Whenever I mention unschooling people ask me how it is different from regular homeschooling. It occurred to me I’d never written a ‘what is unschooling’ post before. So here we are!
A life without school. Pretty simply unschooling means not sending your kids to school, and not creating a school-at-home environment either. Unschooling is a complete rejection of the concept of traditional schooling.
Not equating education with curriculum. Unschoolers don’t use a curriculum. Education is not a step by step linear process, and a one-size-fits-all curriculum is not what unschooling is about. Children learn whatever they are interested in! They’re also free to not learn about things they have no interest in.
Letting children control their own education. One of the most controversial points of unschooling is that children themselves are the ones in charge of their own education. Most people think that kids are not capable of this. That we must put them in schools and tell them what they need to know. Unschoolers believe that children should be the ones leading the way in their own education and that they are very capable of doing this. We believe it is their right to be able to choose what interests them and how they will learn about it. Learning is always consensual. There is never any forced learning!
Trusting children will learn all they need to know. We believe that children will learn all that they need to know for their own life. We trust that children will learn when they are ready and interested, even if that means on a different timeline to schooled children. We don’t worry if they’re not interested in learning to read at age 5 for example. Eventually, when they are motivated and it is important to them, they will want to learn to read, and they will most likely teach themselves.
Often extended to other areas of life. When you start unschooling and you start to trust children more and more, don’t be surprised if this trust seeps into other areas of your life too. When you see how truly capable kids are, you are given a new perspective. You know that they deserve to be respected and given the opportunity to make their own choices. It’s common for unschoolers to parent respectfully, not using punishments and rewards. Unschooled kids might be able to pick their own bedtime, choose what and when they eat, choose their own clothes, etc.

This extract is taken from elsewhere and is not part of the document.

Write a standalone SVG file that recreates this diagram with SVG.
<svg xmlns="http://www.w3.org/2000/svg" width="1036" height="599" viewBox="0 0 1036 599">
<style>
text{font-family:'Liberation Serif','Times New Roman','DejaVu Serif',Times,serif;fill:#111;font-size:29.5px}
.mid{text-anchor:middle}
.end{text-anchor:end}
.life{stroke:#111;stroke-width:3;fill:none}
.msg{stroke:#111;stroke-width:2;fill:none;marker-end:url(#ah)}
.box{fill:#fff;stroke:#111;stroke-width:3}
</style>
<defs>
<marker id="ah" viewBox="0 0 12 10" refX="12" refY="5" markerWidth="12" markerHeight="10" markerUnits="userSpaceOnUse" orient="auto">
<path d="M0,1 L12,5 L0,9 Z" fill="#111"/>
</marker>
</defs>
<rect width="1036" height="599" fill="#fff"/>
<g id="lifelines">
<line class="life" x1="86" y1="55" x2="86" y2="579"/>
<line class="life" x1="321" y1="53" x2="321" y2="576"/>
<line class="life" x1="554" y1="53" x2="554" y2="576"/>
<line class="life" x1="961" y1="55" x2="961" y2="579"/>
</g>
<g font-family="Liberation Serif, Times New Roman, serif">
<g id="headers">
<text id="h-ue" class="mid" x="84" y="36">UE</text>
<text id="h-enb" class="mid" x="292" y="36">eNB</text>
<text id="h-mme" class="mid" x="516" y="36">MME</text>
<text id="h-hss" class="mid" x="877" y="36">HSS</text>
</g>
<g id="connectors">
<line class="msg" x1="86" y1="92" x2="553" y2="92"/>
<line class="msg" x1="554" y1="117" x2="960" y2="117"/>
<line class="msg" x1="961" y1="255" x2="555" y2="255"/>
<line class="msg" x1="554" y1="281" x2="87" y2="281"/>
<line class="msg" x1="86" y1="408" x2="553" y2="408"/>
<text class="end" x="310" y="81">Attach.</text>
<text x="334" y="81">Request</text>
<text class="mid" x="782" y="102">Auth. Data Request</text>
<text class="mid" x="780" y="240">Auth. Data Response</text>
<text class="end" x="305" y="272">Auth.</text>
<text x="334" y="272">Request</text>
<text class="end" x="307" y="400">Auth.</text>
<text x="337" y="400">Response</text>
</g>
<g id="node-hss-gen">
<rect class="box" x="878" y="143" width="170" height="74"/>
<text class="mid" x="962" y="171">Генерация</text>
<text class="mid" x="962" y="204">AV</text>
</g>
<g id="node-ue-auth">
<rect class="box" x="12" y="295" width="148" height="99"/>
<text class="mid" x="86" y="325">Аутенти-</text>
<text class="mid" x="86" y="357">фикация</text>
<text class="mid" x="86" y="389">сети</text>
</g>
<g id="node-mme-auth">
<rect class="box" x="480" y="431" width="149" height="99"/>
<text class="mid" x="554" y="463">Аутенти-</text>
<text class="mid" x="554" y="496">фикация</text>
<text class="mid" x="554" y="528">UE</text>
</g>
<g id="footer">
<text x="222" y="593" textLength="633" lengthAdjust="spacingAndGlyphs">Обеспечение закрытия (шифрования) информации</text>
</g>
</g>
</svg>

Prioritising Relationships. Unschoolers value family and relationships over the demands of society. Having ample time together, deepening connections, and spending their childhood with them are equally important parts of this journey as the educational aspect. Unschooling is a lifestyle choice.
Learning from life. Many sources and many people. Unschoolers learn from the world around them! Parents provide lots of opportunities and resources for kids to learn in a hands on and real world way. We give them many many experiences so that they have a chance to find what interests them. We support and guide them with whatever they need to do. We involve others in the community, extended family members, and even take classes sometimes, learning from lots of different inspiring people.
Amazing. The thing I love most about unschooling is the freedom. We are not tied to school schedules. We can follow our own pace of life and really truly get to know each other and enjoy each others company. Children can spend their childhood playing, as they should be able to do.
Unschooling is not…
Unparenting. When people first hear of unschooling they might think it sounds like parents doing not much at all and leaving the kids to ‘run amok’. Not so! Parents are always there helping, guiding, listening, and involved. There are also boundaries and limits, it’s just that they are not enforced in an authoritarian manner. We work as a team! Unschooling parents are incredibly involved and proactive. Because we’re not relying on a set curriculum we really have to be present and attentive, picking up on what our children are learning and how best to support them with that.
Compatible with school. Generally, unschooling is not compatible with school, being that the name itself means the opposite of school! You can’t unschool on the weekends for example, just as if you work you aren’t unemployed on the weekends. You can support natural learning on the weekends! And that’s fabulous and I hope lots of parents are doing that! But I wouldn’t call it unschooling.
Only for some subjects. You also can’t really teach some subjects like Literacy and Maths in a traditional matter, and then unschool the rest. I mean you can obviously, but that’s not representative of what unschooling is about. Unschoolers trust that their children will learn everything they need to, this includes all subjects. If you teach them some and then let them learn others at their own pace then you risk sending the message that you don’t really trust them and the learning process. This obviously doesn’t align with the idea of unschooling. We also don’t value one subject or skill more highly than another. Whatever a child chooses to pursue is important.
Standardised tests. If a child learns something and no one is there to administer a standardised test, did it really happen? Unschoolers would say yes! School gives the impression that no, it didn’t. School requires children to prove their learning (or memorisation at least) before they are allowed to move on the further learning. Unschoolers don’t need tests to know that children are learning. They are closely involved so they see a lot of it, and they trust children to learn what they need. We don’t learn in order to meet the requirements of other people. There is no jumping through hoops or asking our children to prove their learning constantly. We are even happy for them to keep some of their learning private if they wish.
Socially isolating. All the unschooled kids I know have lots of friends! We see them all the time and there are SO many events on for home educated kids in our area. We could attend something every day if we wanted to. Unschooled kids socialise just fine.
I hope that gives you an understanding of what Unschooling is! It’s not a club with exclusive rules or anything and no one’s trying to make people fit the requirements to join (obviously, we don’t force people, ha!), but those are the general ideas that people who unschool follow. And that’s what we do! It’s fabulous, and freeing, and amazing!